Okay, again, I think there's a big difference. The criticism of the Tea Party from the left has mostly been to call them:

  • Racist
  • Angry
  • Incoherent/Stupid
  • Believe a revisionist version of history
  • Believe in a revisionist version of the Constitution
  • Quick to resort to intimidation or violence
  • Run by corporations


That's a pretty negative set of attributes. Well earned too, IMO.

Thing is, we don't really want them gone, we want them to snap out of it. We want to demonstrate to them the value of what we believe, and we want to show that the things we want and what they want aren't really so different when you come down to it.

Their criticism of us is:

  • Elitist
  • Incoherent/Stupid
  • Weak (on terror/drugs/Ruskies/welfare parasites, etc.)
  • Lazy
  • Naive
  • Run by special interests (mostly Unions and enviro-terrorists)
  • Propagandist (we supposedly control all media, remember?)
  • Unpatriotic
  • Un-American
  • Baby-killing
  • Grandma-killing
  • Job-killing
  • Troop-hating
  • Gay-loving
  • Flag-burning
  • God-hating
  • Socialist
  • Communist
  • Fascist


I don't get the same sense of desire for outreach/reformation of liberals. I also don't get the sense of compatibility from them. They're not okay with a government that's part-conservative and part-liberal in inspiration. It's an all-or-nothing game to them.
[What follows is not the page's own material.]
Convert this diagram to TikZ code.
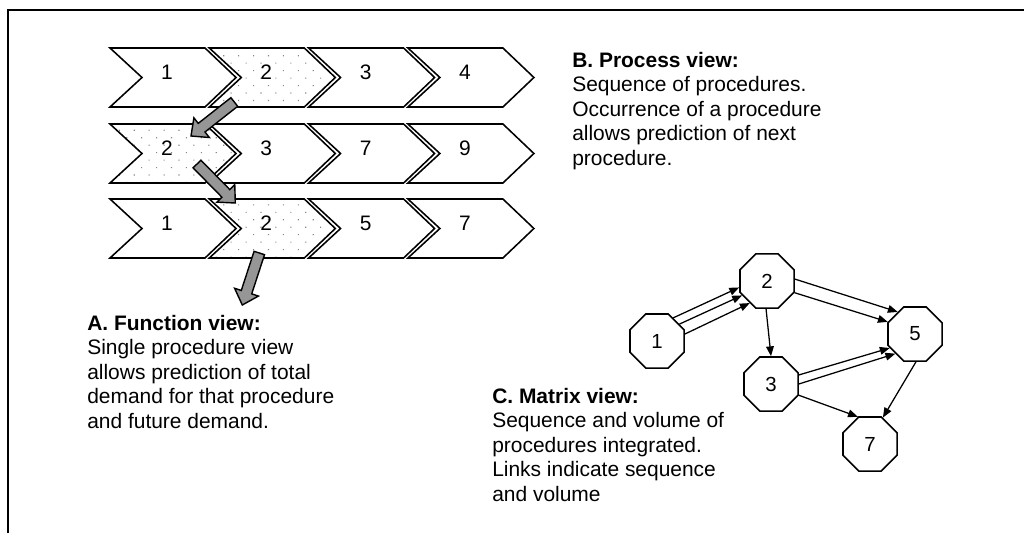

I think that's less true in the broader right-wing movement, but the Tea Party-style of argument is in ascendance over there, and it seems like hardly anyone on the right thinks they should be trying to cool down that eliminationist streak.

>> ^Winstonfield_Pennypacker:
But most of the time the reality is that the guy we want to believe is such a jerk is nowhere near as bad as we imagine in our head.


I agree.

>> ^Winstonfield_Pennypacker:
So when some politician says, “Hey – Limbaugh (or whoever) is poisoning our national discourse with their violent rhetoric”, all too many people are ready to lap up the demagoguery. Politicians who do so are manipulating us for votes. Pundits who do so are manipulating you for ratings.
Don’t be a dupe. We live in a free country, where speech – even speech you don’t like – is protected.


I agree with where you start here, but not where you end. Throughout, I am talking about condemnation, not criminalization.

I can condemn anything I want because I have free speech. I also think that there's a lot of validity to the idea that our national discourse has been poisoned with over the top rhetoric.

I think the kind of political junkies who come and get in my face here are kindred spirits, but I get so very, very tired of trying to break through the vitriol, and I mostly just write off responding to the people who seem to only speak to provoke.

To be frank, you have been a pretty borderline case in my book. You come across to me as someone who's commentary often only serves to raise the amount of heat and useless vitriol in conversations. I know I can dish it out myself, but I tend to dial it way back if I sense someone wants a real conversation.

I'm glad to see you do that at least a bit here.

Like you said, don't be a dupe -- don't be one of these people who carries nothing but a burning hatred of people who disagree with you, especially if you like to hang out in a place you think is 90% people who disagree with you.